▸ Set exercise: Quote every line of the data below as it stands, omitting pictures.

▸ Records:

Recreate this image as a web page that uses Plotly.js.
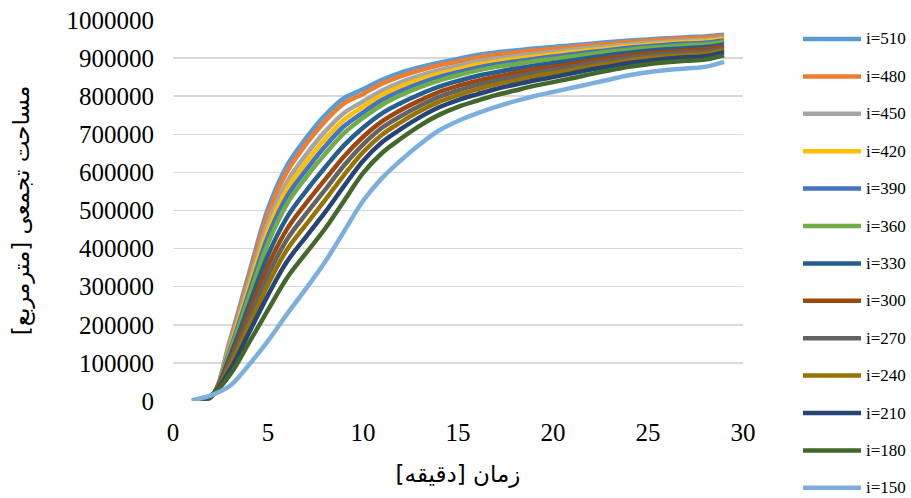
<!DOCTYPE html>
<html>
<head>
<meta charset="utf-8">
<script src="https://cdn.plot.ly/plotly-3.0.1.min.js"></script>
<style>html,body{margin:0;padding:0;background:#fff;}#chart{width:911px;height:498px;}</style>
</head>
<body>
<div id="chart"></div>
<script>
const minutes = [1,2,3,4,5,6,7,8,9,10,11,12,13,14,15,16,17,18,19,20,21,22,23,24,25,26,27,28,29];

const seriesNames = ["i=510","i=480","i=450","i=420","i=390","i=360","i=330","i=300","i=270","i=240","i=210","i=180","i=150"];
const seriesColors = ["#5B9BD5","#ED7D31","#A5A5A5","#FFC000","#4472C4","#70AD47","#255E91","#9E480E","#636363","#997300","#264478","#43682B","#7CAFDD"];

const area510 = [0,10000,160000,335000,505000,618000,690000,750000,795000,818000,843000,862000,876000,888000,898000,908000,915000,920000,925000,929000,934000,938000,942000,946000,949000,952000,955000,957000,961000];
const area480 = [0,10000,155000,325000,491000,602000,674000,734000,781000,806000,833000,853000,868000,881000,891000,902000,909000,914000,920000,924000,929000,934000,938000,942000,946000,949000,952000,954000,958000];
const area450 = [0,11000,147000,309000,467000,575000,646000,707000,756000,786000,815000,837000,854000,868000,880000,891000,899000,905000,911000,916000,922000,927000,931000,936000,940000,943000,946000,948000,953000];
const area420 = [0,11000,141000,297000,449000,556000,626000,687000,738000,772000,803000,826000,844000,859000,871000,883000,891000,898000,904000,910000,916000,921000,926000,931000,935000,939000,942000,944000,950000];
const area390 = [0,11000,135000,285000,432000,537000,606000,668000,721000,757000,790000,814000,834000,850000,863000,875000,884000,891000,898000,904000,910000,916000,921000,927000,931000,935000,938000,940000,946000];
const area360 = [0,11000,129000,273000,414000,517000,587000,648000,703000,743000,777000,803000,824000,841000,855000,867000,877000,884000,892000,898000,904000,911000,917000,922000,927000,930000,934000,936000,943000];
const area330 = [0,12000,118000,251000,383000,482000,551000,613000,671000,717000,755000,782000,805000,825000,840000,853000,863000,872000,880000,887000,894000,901000,908000,914000,919000,923000,926000,929000,936000];
const area300 = [0,12000,108000,232000,355000,451000,519000,581000,642000,693000,734000,764000,789000,811000,827000,840000,851000,861000,870000,877000,885000,893000,900000,907000,912000,916000,920000,923000,931000];
const area270 = [0,12000,100000,215000,330000,424000,491000,554000,618000,673000,717000,748000,775000,798000,815000,829000,841000,851000,861000,869000,877000,886000,893000,901000,906000,911000,914000,917000,926000];
const area240 = [0,13000,92000,198000,306000,397000,463000,527000,593000,653000,699000,732000,761000,785000,803000,818000,831000,841000,852000,860000,869000,878000,886000,894000,900000,905000,908000,911000,921000];
const area210 = [0,13000,82000,179000,278000,366000,431000,495000,564000,630000,679000,714000,745000,771000,790000,805000,819000,830000,841000,850000,860000,870000,878000,887000,893000,898000,902000,905000,915000];
const area180 = [0,14000,69000,153000,239000,323000,388000,452000,525000,598000,651000,689000,723000,751000,772000,788000,803000,815000,827000,837000,847000,858000,868000,877000,884000,889000,893000,896000,907000];
const area150 = [2000,15000,40000,95000,158000,228000,295000,365000,445000,525000,585000,632000,674000,710000,735000,755000,772000,787000,800000,811000,822000,833000,844000,855000,863000,869000,873000,877000,890000];

const allSeries = [area510,area480,area450,area420,area390,area360,area330,area300,area270,area240,area210,area180,area150];

const yTickVals = [0,100000,200000,300000,400000,500000,600000,700000,800000,900000,1000000];
const xTickVals = [0,5,10,15,20,25,30];

// titles are laid out right-to-left by the renderer; order chosen so that the
// x title appears as in the source picture ("زمان" on the left, "[دقیقه]" on the right)
const xTitle = "[دقیقه] زمان";
const yTitle = "\u200Fمساحت تجمعی [مترمربع]\u200F";

const traces = allSeries.map((vals, k) => ({
  x: minutes,
  y: vals,
  type: 'scatter',
  mode: 'lines',
  name: seriesNames[k],
  showlegend: false,
  line: {color: seriesColors[k], width: 4.5, shape: 'spline', smoothing: 1}
}));

const serif = "'Liberation Serif','Times New Roman',serif";

// legend drawn as paper-positioned line samples + labels, built from seriesNames/seriesColors
const W = 911, H = 498, ML = 173, MR = 168, MT = 20, MB = 97;
const PW = W - ML - MR, PH = H - MT - MB;
const px2x = p => (p - ML) / PW;
const py2y = p => (H - MB - p) / PH;
const legendTop = 39, legendStep = 37.4;
const shapes = [];
const annotations = [];
seriesNames.forEach((nm, k) => {
  const yy = py2y(legendTop + k * legendStep);
  shapes.push({type: 'line', xref: 'paper', yref: 'paper', x0: px2x(803), x1: px2x(861), y0: yy, y1: yy,
               line: {color: seriesColors[k], width: 4.5}});
  annotations.push({xref: 'paper', yref: 'paper', x: px2x(864), y: yy, xanchor: 'left', yanchor: 'middle',
               text: nm, showarrow: false, font: {family: serif, size: 17, color: '#000'}});
});

const layout = {
  width: W,
  height: H,
  margin: {l: ML, r: MR, t: MT, b: MB},
  paper_bgcolor: '#ffffff',
  plot_bgcolor: '#ffffff',
  showlegend: false,
  shapes: shapes,
  annotations: annotations,
  xaxis: {
    range: [0, 30],
    tickvals: xTickVals,
    ticktext: xTickVals.map(String),
    showgrid: false,
    zeroline: false,
    showline: false,
    ticks: '',
    ticklabelstandoff: 14,
    tickfont: {family: serif, size: 25, color: '#000'},
    title: {text: xTitle, font: {family: "'DejaVu Sans', sans-serif", size: 23, color: '#000'}, standoff: 20}
  },
  yaxis: {
    range: [0, 1000000],
    tickvals: yTickVals,
    ticktext: yTickVals.map(String),
    showgrid: true,
    gridcolor: '#D9D9D9',
    gridwidth: 1.5,
    zeroline: false,
    showline: false,
    ticks: '',
    ticklabelstandoff: 18,
    tickfont: {family: serif, size: 25, color: '#000'},
    title: {text: yTitle, font: {family: "'DejaVu Sans', sans-serif", size: 23, color: '#000'}, standoff: 30}
  }
};

Plotly.newPlot('chart', traces, layout, {displayModeBar: false, staticPlot: true});
</script>
</body>
</html>
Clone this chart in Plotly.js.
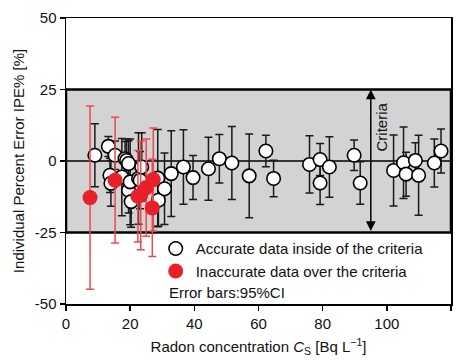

▸ Complete answer:
Recreate this image as a web page that uses Plotly.js.
<!DOCTYPE html>
<html>
<head>
<meta charset="utf-8">
<script src="https://cdn.plot.ly/plotly-3.0.1.min.js"></script>
<style>html,body{margin:0;padding:0;background:#fff;}#chart{width:911px;height:498px;}</style>
</head>
<body>
<div id="chart"></div>
<script>
const minutes = [1,2,3,4,5,6,7,8,9,10,11,12,13,14,15,16,17,18,19,20,21,22,23,24,25,26,27,28,29];

const seriesNames = ["i=510","i=480","i=450","i=420","i=390","i=360","i=330","i=300","i=270","i=240","i=210","i=180","i=150"];
const seriesColors = ["#5B9BD5","#ED7D31","#A5A5A5","#FFC000","#4472C4","#70AD47","#255E91","#9E480E","#636363","#997300","#264478","#43682B","#7CAFDD"];

const area510 = [0,10000,160000,335000,505000,618000,690000,750000,795000,818000,843000,862000,876000,888000,898000,908000,915000,920000,925000,929000,934000,938000,942000,946000,949000,952000,955000,957000,961000];
const area480 = [0,10000,155000,325000,491000,602000,674000,734000,781000,806000,833000,853000,868000,881000,891000,902000,909000,914000,920000,924000,929000,934000,938000,942000,946000,949000,952000,954000,958000];
const area450 = [0,11000,147000,309000,467000,575000,646000,707000,756000,786000,815000,837000,854000,868000,880000,891000,899000,905000,911000,916000,922000,927000,931000,936000,940000,943000,946000,948000,953000];
const area420 = [0,11000,141000,297000,449000,556000,626000,687000,738000,772000,803000,826000,844000,859000,871000,883000,891000,898000,904000,910000,916000,921000,926000,931000,935000,939000,942000,944000,950000];
const area390 = [0,11000,135000,285000,432000,537000,606000,668000,721000,757000,790000,814000,834000,850000,863000,875000,884000,891000,898000,904000,910000,916000,921000,927000,931000,935000,938000,940000,946000];
const area360 = [0,11000,129000,273000,414000,517000,587000,648000,703000,743000,777000,803000,824000,841000,855000,867000,877000,884000,892000,898000,904000,911000,917000,922000,927000,930000,934000,936000,943000];
const area330 = [0,12000,118000,251000,383000,482000,551000,613000,671000,717000,755000,782000,805000,825000,840000,853000,863000,872000,880000,887000,894000,901000,908000,914000,919000,923000,926000,929000,936000];
const area300 = [0,12000,108000,232000,355000,451000,519000,581000,642000,693000,734000,764000,789000,811000,827000,840000,851000,861000,870000,877000,885000,893000,900000,907000,912000,916000,920000,923000,931000];
const area270 = [0,12000,100000,215000,330000,424000,491000,554000,618000,673000,717000,748000,775000,798000,815000,829000,841000,851000,861000,869000,877000,886000,893000,901000,906000,911000,914000,917000,926000];
const area240 = [0,13000,92000,198000,306000,397000,463000,527000,593000,653000,699000,732000,761000,785000,803000,818000,831000,841000,852000,860000,869000,878000,886000,894000,900000,905000,908000,911000,921000];
const area210 = [0,13000,82000,179000,278000,366000,431000,495000,564000,630000,679000,714000,745000,771000,790000,805000,819000,830000,841000,850000,860000,870000,878000,887000,893000,898000,902000,905000,915000];
const area180 = [0,14000,69000,153000,239000,323000,388000,452000,525000,598000,651000,689000,723000,751000,772000,788000,803000,815000,827000,837000,847000,858000,868000,877000,884000,889000,893000,896000,907000];
const area150 = [2000,15000,40000,95000,158000,228000,295000,365000,445000,525000,585000,632000,674000,710000,735000,755000,772000,787000,800000,811000,822000,833000,844000,855000,863000,869000,873000,877000,890000];

const allSeries = [area510,area480,area450,area420,area390,area360,area330,area300,area270,area240,area210,area180,area150];

const yTickVals = [0,100000,200000,300000,400000,500000,600000,700000,800000,900000,1000000];
const xTickVals = [0,5,10,15,20,25,30];

// titles are laid out right-to-left by the renderer; order chosen so that the
// x title appears as in the source picture ("زمان" on the left, "[دقیقه]" on the right)
const xTitle = "[دقیقه] زمان";
const yTitle = "\u200Fمساحت تجمعی [مترمربع]\u200F";

const traces = allSeries.map((vals, k) => ({
  x: minutes,
  y: vals,
  type: 'scatter',
  mode: 'lines',
  name: seriesNames[k],
  showlegend: false,
  line: {color: seriesColors[k], width: 4.5, shape: 'spline', smoothing: 1}
}));

const serif = "'Liberation Serif','Times New Roman',serif";

// legend drawn as paper-positioned line samples + labels, built from seriesNames/seriesColors
const W = 911, H = 498, ML = 173, MR = 168, MT = 20, MB = 97;
const PW = W - ML - MR, PH = H - MT - MB;
const px2x = p => (p - ML) / PW;
const py2y = p => (H - MB - p) / PH;
const legendTop = 39, legendStep = 37.4;
const shapes = [];
const annotations = [];
seriesNames.forEach((nm, k) => {
  const yy = py2y(legendTop + k * legendStep);
  shapes.push({type: 'line', xref: 'paper', yref: 'paper', x0: px2x(803), x1: px2x(861), y0: yy, y1: yy,
               line: {color: seriesColors[k], width: 4.5}});
  annotations.push({xref: 'paper', yref: 'paper', x: px2x(864), y: yy, xanchor: 'left', yanchor: 'middle',
               text: nm, showarrow: false, font: {family: serif, size: 17, color: '#000'}});
});

const layout = {
  width: W,
  height: H,
  margin: {l: ML, r: MR, t: MT, b: MB},
  paper_bgcolor: '#ffffff',
  plot_bgcolor: '#ffffff',
  showlegend: false,
  shapes: shapes,
  annotations: annotations,
  xaxis: {
    range: [0, 30],
    tickvals: xTickVals,
    ticktext: xTickVals.map(String),
    showgrid: false,
    zeroline: false,
    showline: false,
    ticks: '',
    ticklabelstandoff: 14,
    tickfont: {family: serif, size: 25, color: '#000'},
    title: {text: xTitle, font: {family: "'DejaVu Sans', sans-serif", size: 23, color: '#000'}, standoff: 20}
  },
  yaxis: {
    range: [0, 1000000],
    tickvals: yTickVals,
    ticktext: yTickVals.map(String),
    showgrid: true,
    gridcolor: '#D9D9D9',
    gridwidth: 1.5,
    zeroline: false,
    showline: false,
    ticks: '',
    ticklabelstandoff: 18,
    tickfont: {family: serif, size: 25, color: '#000'},
    title: {text: yTitle, font: {family: "'DejaVu Sans', sans-serif", size: 23, color: '#000'}, standoff: 30}
  }
};

Plotly.newPlot('chart', traces, layout, {displayModeBar: false, staticPlot: true});
</script>
</body>
</html>
Clone this chart in Plotly.js.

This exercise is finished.